For the full report please read the "EPQ Written Report.pdf" file.
Windows Encryption program developed as part of my EPQ qualification.
For my Extended Project Qualification (EPQ), I decided to explore security and encryption and build a program that can encrypt and decrypt text files. The first part of my research was spent researching which programming languages would benefit me the most and any frameworks that were useful to my program. The second part of my research was exploring encryption methods and which method I could use to implement into my program.
This program was developed using the QT framework built using C++.
This is the final version as of now
This program uses the Vigenère cipher algorithm which is an extended version of the Caesar Cipher algorithm. A string of letters of length 4-12 is used ask the key to shift the letters. By calculating how many possible combinations my keys could have and by estimating how many keys can be tested per second, we can calculate an estimate as to how secure the keys are. My keys used in my program are randomly generated between the lengths of 4 to 12 characters. Each character is chosen randomly from 90 possible values from the ASCII table. Therefore, each letter can have 90 combinations. This means that to crack a key of length 12 characters, 90^12 combinations need to be tested (near to 3x10^23 combinations). According to research from “BetterBuys.com”, the estimated number of keys testable in one second in 2018 is around 15 million keys per second. This means that it would take 2x1016 (3x10^23/15000000) seconds to test every single possible combination of my keys. This translates to 6x10^8 years to crack one of my keys. This is an astronomically large amount of time, so this means that realistically, this key is uncrackable through brute force.

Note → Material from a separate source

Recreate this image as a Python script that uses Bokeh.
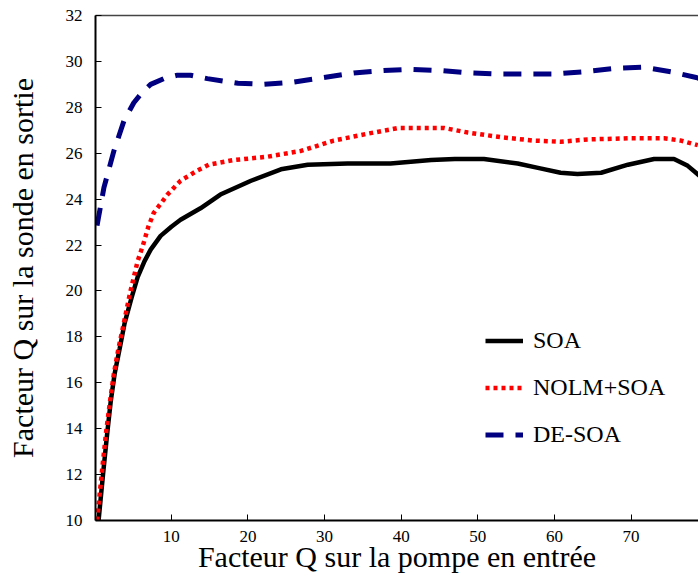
from bokeh.plotting import figure
from bokeh.models import FixedTicker, LinearAxis, Range1d
from bokeh.embed import file_html
from bokeh.resources import INLINE

FONT = "Liberation Serif"

x_ticks = [10, 20, 30, 40, 50, 60, 70, 80]
y_ticks = [10, 12, 14, 16, 18, 20, 22, 24, 26, 28, 30, 32]

soa_x = [0.5, 1.08, 1.66, 2.09, 2.6, 3.26, 3.9, 4.8, 5.6, 6.5, 7.3, 8.6, 10.0, 11.2,
         13.8, 16.4, 20.4, 24.3, 27.8, 33.0, 38.6, 43.9, 47.0, 50.8, 55.2, 58.0,
         60.8, 63.0, 66.1, 69.6, 73.0, 75.6, 77.4, 79.0]
soa_y = [10.0, 12.0, 13.9, 15.2, 16.4, 17.5, 18.6, 19.7, 20.6, 21.3, 21.8, 22.4,
         22.8, 23.1, 23.6, 24.2, 24.8, 25.3, 25.5, 25.55, 25.55, 25.7, 25.75,
         25.75, 25.55, 25.35, 25.15, 25.1, 25.15, 25.5, 25.75, 25.75, 25.45, 25.0]

nolm_x = [0.3, 0.9, 1.5, 2.0, 2.5, 3.1, 3.8, 4.6, 5.6, 6.3, 7.0, 7.7, 9.5, 11.2,
          13.4, 14.9, 18.1, 22.6, 26.9, 31.2, 35.6, 39.6, 43.9, 45.6, 48.7, 53.0,
          57.3, 60.8, 64.3, 69.6, 74.3, 76.5, 78.7]
nolm_y = [10.0, 12.0, 13.9, 15.2, 16.4, 17.5, 18.6, 19.9, 21.3, 22.0, 22.8, 23.4,
          24.2, 24.8, 25.25, 25.5, 25.7, 25.85, 26.1, 26.55, 26.85, 27.1, 27.1,
          27.1, 26.9, 26.7, 26.55, 26.5, 26.6, 26.65, 26.65, 26.55, 26.35]

de_x = [0.3, 1.2, 2.5, 3.8, 5.1, 6.2, 7.3, 9.0, 10.8, 12.5, 14.7, 18.7, 22.1, 26.0,
        29.9, 33.8, 37.7, 41.3, 45.2, 48.7, 52.6, 56.5, 60.0, 63.8, 67.8, 71.7,
        75.2, 78.5, 79.0]
de_y = [22.85, 24.5, 26.1, 27.4, 28.2, 28.65, 29.0, 29.25, 29.4, 29.4, 29.25, 29.05,
        29.0, 29.1, 29.3, 29.5, 29.6, 29.65, 29.6, 29.5, 29.45, 29.45, 29.45, 29.55,
        29.7, 29.75, 29.55, 29.3, 29.25]

p = figure(width=698, height=578, x_range=Range1d(0.1, 78.8), y_range=Range1d(10, 32),
           output_backend="svg", toolbar_location=None,
           min_border_left=95, min_border_right=0, min_border_top=15, min_border_bottom=58)
p.grid.visible = False
p.outline_line_color = None
p.background_fill_color = "white"
p.border_fill_color = "white"

p.line(soa_x, soa_y, line_color="black", line_width=4.5, legend_label="SOA")
p.line(nolm_x, nolm_y, line_color="#ff0000", line_width=4.5, line_dash="4 4",
       legend_label="NOLM+SOA")
p.line(de_x, de_y, line_color="#000080", line_width=5, line_dash="18 12",
       legend_label="DE-SOA")

xa = p.below[0]
ya = p.left[0]
for ax in (xa, ya):
    ax.axis_line_width = 2
    ax.axis_line_color = "black"
    ax.major_tick_in = 6
    ax.major_tick_out = 0
    ax.major_tick_line_width = 1
    ax.minor_tick_line_color = None
    ax.major_label_text_color = "black"
    ax.major_label_text_font = FONT
    ax.major_label_text_font_size = "17px"
    ax.major_label_text_font_style = "normal"
    ax.axis_label_text_font = FONT
    ax.axis_label_text_font_size = "30px"
    ax.axis_label_text_font_style = "normal"
    ax.axis_label_text_color = "black"

xa.ticker = FixedTicker(ticks=x_ticks)
ya.ticker = FixedTicker(ticks=y_ticks)
xa.axis_label = "Facteur Q sur la pompe en entrée"
ya.axis_label = "Facteur Q sur la sonde en sortie"
xa.major_label_standoff = 10
xa.axis_label_standoff = -5
ya.major_label_standoff = 13
ya.axis_label_standoff = 24

top = LinearAxis(ticker=FixedTicker(ticks=[]), axis_line_width=1.5, axis_line_color="#444444",
                 major_tick_line_color=None, minor_tick_line_color=None,
                 major_label_standoff=0, major_tick_out=0, major_tick_in=0,
                 major_label_text_font_size="0px")
p.add_layout(top, "above")

lg = p.legend[0]
lg.location = (390, 72)
lg.background_fill_alpha = 0
lg.border_line_color = None
lg.padding = 0
lg.margin = 0
lg.spacing = 20
lg.glyph_width = 38
lg.glyph_height = 27
lg.label_height = 27
lg.label_standoff = 10
lg.label_text_font = FONT
lg.label_text_font_size = "24px"
lg.label_text_color = "black"

open("out.html", "w").write(file_html(p, INLINE))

To test this for myself, I used the estimating cracking time program available on “BetterBuys.com” to get an estimate of how long randomly generated keys from my program would take to be cracked. I took a sample of 100 keys randomly generated from my program, put into the websites estimator and recorded the given time in years it would take to crack that key. The graph below shows the result of this experiment. It shows the percentage of time a key was generated that had a certain average time to crack. This showed that more than 50% of the time a key is generated takes over 91,458 years to crack. These results show that in practice, these keys are just as reliable and secure as thought to be in theory.
At this point into the project I was happy with the design and I wanted to implement the final encryption algorithms and the final changes that were needed to be made. I decided to change the Caesar Cipher encryption algorithm from using a number key to using my implementation of word key. It is very similar to the previous version except for some back-end tweaks. I have implemented my implementation of the Caesar Cipher key in form of a word which can be randomly generated by clicking the “Random Key” button or if it is left blank when the user types in their message, the program will automatically generate a random key, only if the field is empty. For decryption, the user is not allowed to type in their cypher text until they have entered a key. An error message shows if the user tries to enter their cypher text before entering the key. They key itself is generated using randomising algorithms and gives back an ASCII value which can be corresponded to a character. This way the key is a word and not just a single number, therefore, the algorithm is more secure. I also implemented a method of hiding the key in the cypher text of the encrypted file. The placement of the key is known by the algorithm so it is easy for the program to find the key.